Aside “native” RR0 cases, a set of RR0 case summaries automatically integrated from the GEIPAN and Base OVNI France databases. They contain resolved times and locations, a summary of some case info (“with physical effect”, “probably identified”) and mentions the original cases as a source.

For database aggregators

Integrating external data means facing the challenge of uncontrolled data. This lack of control means differences with you, but also differences one with each other.

A significant part of those challenges stem from human mistakes when entering the data (duplicates, mistakes, missing data), which require significant database-specific error handling procedures.

The most reasonable option (for both ethical/legal and technical reasons) for integrating other databases seems to just “quote” them and reference the actual details in external links.
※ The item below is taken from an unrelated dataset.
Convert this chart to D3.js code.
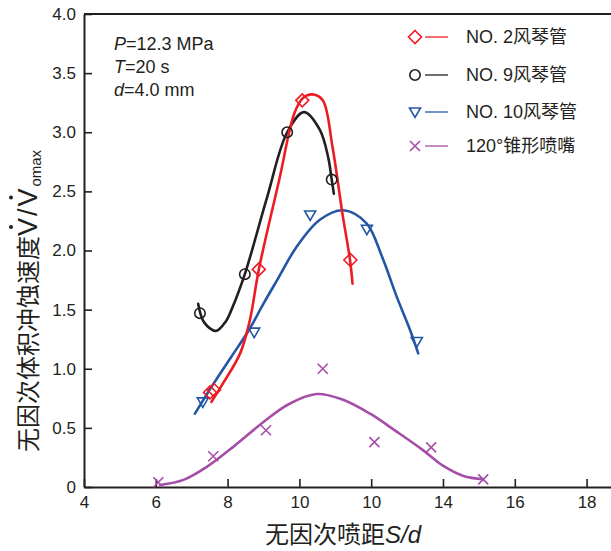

Going beyond this will require use of AI.

For database authors

• Assume n-ary values instead of unary: an UFO can be sighted from multiple places, a place can have multiple names (even in the same language), witnesses can be multiples, UFOs themselves can be multiples, etc. A number of incorrect data come from allowing only one choice among many.
• Store keys, not values: To avoid to guess when different data actually reference the same values, just store unique identifiers for those values. For instance, latitude and longitude (+date/time) are enough to guess the relevant city/state/country, elevation and time zone. This doesn’t prevent your system to display the relevant clear place names when entering the data, and this will avoid entering different values for a same thing (and it will save your data space, as a side benefit). Even a case “title” should be generated from its data to avoid discrepancies.
• Use standards: UTF-8 characters encoding, ISO YYYY-MM-DD date format (time zone will be inferred from location).
• Time: Support any missing value in year, month, date, hour, minutes (yes, year included, as somebody can remember a date in the year but remain unsure about the exact year). Support approximate flag for each of these. Support intervals (“between some time and another”) of all this. Of course always use proper timezone given location.
• Places: Don’t confuse them with organizations. Organizations can have one or multiple places. A city is an organisation. Strictly speaking, a location is strictly geographical (latitude, longitude) and elevation (which can be inferred from them) can be important to assess a sighting.
• Organizations: Don’t assume anything. No countries share the same administration levels (for instance, there might an intermediate level between region and city or not), but administration levels are not always consistent, even in the same country (like, a city can be in a county, but a county can also be in a city). Use a data structure than can vary, non only by country, but by administration instance in that country.
• Publish a license stating how your database can be reused: which data be re-published, how the source should be quoted, can the data be stored, how long, etc.

Reliability index is also something that is missing from most databases and for a reason: it’s very difficult to make it objective. One may think that an objective reliability can be elaborated from the gathered “facts” of the case, but this just depends on the facts gatherer. An investigators database should help classify the reliability of investigations.